El racista que todos llevamos dentro

En países como Estados Unidos, la reflexión crítica sobre las raíces históricas del poder político y económico -que allá llaman critical race theory- lleva varios años cobrando relevancia y levantando ampollas en círculos conservadores. Durante el verano pasado, las protestas por el asesinato policial del afroamericano George Floyd impusieron, finalmente, el debate racial en el mainstream global. Hoy se habla de la necesidad de reconocer la historia y poner en marcha una justicia reparativa (“reparations”) que busque subsanar material y simbólicamente los daños que la esclavitud y la segregación han provocado en poblaciones que, por cuenta del racismo, entraron atados de pies y manos al juego capitalista. 
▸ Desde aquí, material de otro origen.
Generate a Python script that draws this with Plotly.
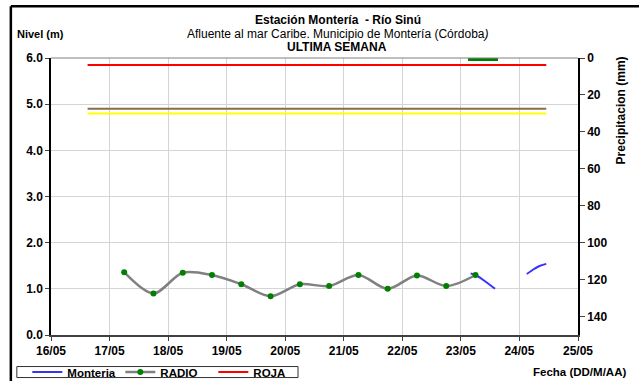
import plotly.graph_objects as go

# ---------------- data ----------------
radio_dates = ["2021-05-17 06:00", "2021-05-17 18:00", "2021-05-18 06:00", "2021-05-18 18:00",
               "2021-05-19 06:00", "2021-05-19 18:00", "2021-05-20 06:00", "2021-05-20 18:00",
               "2021-05-21 06:00", "2021-05-21 18:00", "2021-05-22 06:00", "2021-05-22 18:00",
               "2021-05-23 06:00"]
radio_levels = [1.36, 0.90, 1.35, 1.30, 1.10, 0.84, 1.10, 1.06, 1.30, 1.00, 1.29, 1.06, 1.30]

monteria_dates = ["2021-05-23 04:00", "2021-05-23 06:00", "2021-05-23 10:00", "2021-05-23 14:00",
                  "2021-05-23 20:00",
                  "2021-05-24 03:00", "2021-05-24 06:00", "2021-05-24 08:00", "2021-05-24 11:00"]
monteria_levels = [1.33, 1.30, 1.16, 1.00, None, 1.32, 1.43, 1.49, 1.54]

threshold_dates = ["2021-05-16 15:00", "2021-05-24 11:00"]
roja_level = 5.85
naranja_level = 4.90
amarilla_level = 4.80

precip_dates = ["2021-05-23 09:00"]
precip_mm = [1.4]

x_ticks = ["2021-05-16", "2021-05-17", "2021-05-18", "2021-05-19", "2021-05-20",
           "2021-05-21", "2021-05-22", "2021-05-23", "2021-05-24", "2021-05-25"]
x_labels = ["16/05", "17/05", "18/05", "19/05", "20/05", "21/05", "22/05", "23/05", "24/05", "25/05"]
y_ticks = [0, 1, 2, 3, 4, 5, 6]
y_labels = ["0.0", "1.0", "2.0", "3.0", "4.0", "5.0", "6.0"]
y2_ticks = [0, 20, 40, 60, 80, 100, 120, 140]

# ---------------- geometry ----------------
W, H = 639, 381
PL, PR, PT, PB = 50.7, 578.3, 58.3, 335.0
FONT = "Liberation Sans, Arial, sans-serif"


def px(x):
    return (x - PL) / (PR - PL)


def py(y):
    return (PB - y) / (PB - PT)


fig = go.Figure()

fig.add_trace(go.Bar(x=precip_dates, y=precip_mm, yaxis="y2", width=0.52 * 86400000,
                     marker=dict(color="#008000", line=dict(width=0)), showlegend=False,
                     hoverinfo="skip"))

fig.add_trace(go.Scatter(x=threshold_dates, y=[naranja_level] * 2, mode="lines",
                         line=dict(color="#8c6b4a", width=2), showlegend=False))
fig.add_trace(go.Scatter(x=threshold_dates, y=[amarilla_level] * 2, mode="lines",
                         line=dict(color="#ffff00", width=2), showlegend=False))

fig.add_trace(go.Scatter(x=monteria_dates, y=monteria_levels, mode="lines", name="<b>Monteria</b>",
                         line=dict(color="#3333ff", width=2, shape="spline"), connectgaps=False))
fig.add_trace(go.Scatter(x=radio_dates, y=radio_levels, mode="lines+markers", name="<b>RADIO</b>",
                         line=dict(color="#808080", width=2.5, shape="spline", smoothing=0.9),
                         marker=dict(color="#008000", size=6)))
fig.add_trace(go.Scatter(x=threshold_dates, y=[roja_level] * 2, mode="lines", name="<b>ROJA</b>",
                         line=dict(color="#ff0000", width=2)))

ann = [
    dict(text="<b>Estación Montería  - Río Sinú</b>", x=338, y=20, size=12),
    dict(text="Afluente al mar Caribe. Municipio de Montería (Córdoba<i>)</i>", x=338, y=34, size=12),
    dict(text="<b>ULTIMA SEMANA</b>", x=337, y=47.5, size=12),
    dict(text="<b>Nivel (m)</b>", x=40, y=34, size=11),
    dict(text="<b>Fecha (DD/M/AA)</b>", x=580, y=372, size=11.5),
]
annotations = []
for a in ann:
    annotations.append(dict(text=a["text"], x=px(a["x"]), y=py(a["y"]), xref="paper", yref="paper",
                            xanchor="center", yanchor="middle", showarrow=False,
                            font=dict(family=FONT, size=a["size"], color="black")))
annotations.append(dict(text="<b>Precipitacion (mm)</b>", x=px(621), y=py(111), xref="paper",
                        yref="paper", xanchor="center", yanchor="middle", showarrow=False,
                        textangle=-90, font=dict(family=FONT, size=12, color="black")))

shapes = [
    dict(type="line", xref="paper", yref="paper", x0=px(10.5), x1=px(645), y0=py(6.5), y1=py(6.5),
         line=dict(color="black", width=2.5)),
    dict(type="line", xref="paper", yref="paper", x0=px(10.5), x1=px(10.5), y0=py(6.5), y1=py(390),
         line=dict(color="black", width=2.5)),
    dict(type="line", xref="paper", yref="paper", x0=0, x1=1, y0=1, y1=1,
         line=dict(color="#808080", width=1)),
    # legend frame
    dict(type="rect", xref="paper", yref="paper", x0=px(16.5), x1=px(298), y0=py(366.5), y1=py(377.5),
         line=dict(color="#333333", width=1), fillcolor="rgba(0,0,0,0)", layer="below"),
]

fig.update_layout(
    width=W, height=H,
    margin=dict(l=PL, r=W - PR, t=PT, b=H - PB, pad=0, autoexpand=False),
    paper_bgcolor="white", plot_bgcolor="white",
    font=dict(family=FONT, size=11, color="black"),
    showlegend=True,
    legend=dict(orientation="h", x=px(27), y=py(357.5), xanchor="left", yanchor="top",
                borderwidth=0, bgcolor="rgba(0,0,0,0)",
                font=dict(family=FONT, size=11.5, color="black"),
                itemwidth=30, tracegroupgap=0, entrywidth=48, entrywidthmode="pixels"),
    xaxis=dict(type="date", range=["2021-05-16", "2021-05-25"], tickmode="array",
               tickvals=x_ticks, ticktext=x_labels, showgrid=True, gridcolor="#d4d4d4", gridwidth=1,
               showline=True, linecolor="#404040", linewidth=1.5, ticks="outside", ticklen=4,
               tickcolor="#404040", tickfont=dict(family=FONT, size=12, weight="bold"),
               zeroline=False, fixedrange=True),
    yaxis=dict(range=[0, 6], tickmode="array", tickvals=y_ticks, ticktext=y_labels, showgrid=True,
               gridcolor="#d4d4d4", gridwidth=1, showline=True, linecolor="black", linewidth=1.5,
               ticks="outside", ticklen=4, tickfont=dict(family=FONT, size=12, weight="bold"),
               zeroline=False),
    yaxis2=dict(overlaying="y", side="right", range=[150, 0], tickmode="array", tickvals=y2_ticks,
                showgrid=False, showline=True, linecolor="black", linewidth=1.5, ticks="outside",
                ticklen=5, tickfont=dict(family=FONT, size=12, weight="bold"), zeroline=False),
    bargap=0,
    annotations=annotations,
    shapes=shapes,
)

fig.write_html("out.html", config={"displayModeBar": False},
               post_script="document.body.style.margin='0px';")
¿Cuáles son las implicaciones del pasado esclavista en las estructuras económicas, políticas y sociales colombianas? No es un interrogante nuevo: el tema se discute en ámbitos académicos hace décadas. Además, la propia lucha de las comunidades raizales e indígenas se ha abierto paso a contracorriente, logrando acciones afirmativas importantes como la Ley 70 de 1993, que busca amparar los derechos colectivos de las comunidades negras. Sin embargo, los avances se quedan cortos frente a la inercia de un sistema educativo que perpetúa el analfabetismo racial y el revisionismo histórico, y por otro lado, el afincado poder de varios clanes familiares coloniales y una cultura política andinocéntrica que institucionaliza, día a día, la subordinación de raza y de clase. 

¿Cómo reconocer nuestra historia, “desaprender” el racismo y redistribuir el capital social y económico que se concentró a punta de violencia? 

Carlos Alfonso Salazar Sarmiento, el director de la Unidad de Bienes y Servicios de la Alcaldía de Cali, anunció que la estatua de Belalcázar será restaurada y retornada a su pedestal en los próximos días. Y para apaciguar a los indios, se colocará una estatua de su elección en otro lugar de la ciudad. Colombia, como era de esperarse, se aferrará por lo pronto a una versión rebatida y victimizante del pasado, antes que aceptar que somos un país racista y que los tiempos están cambiando.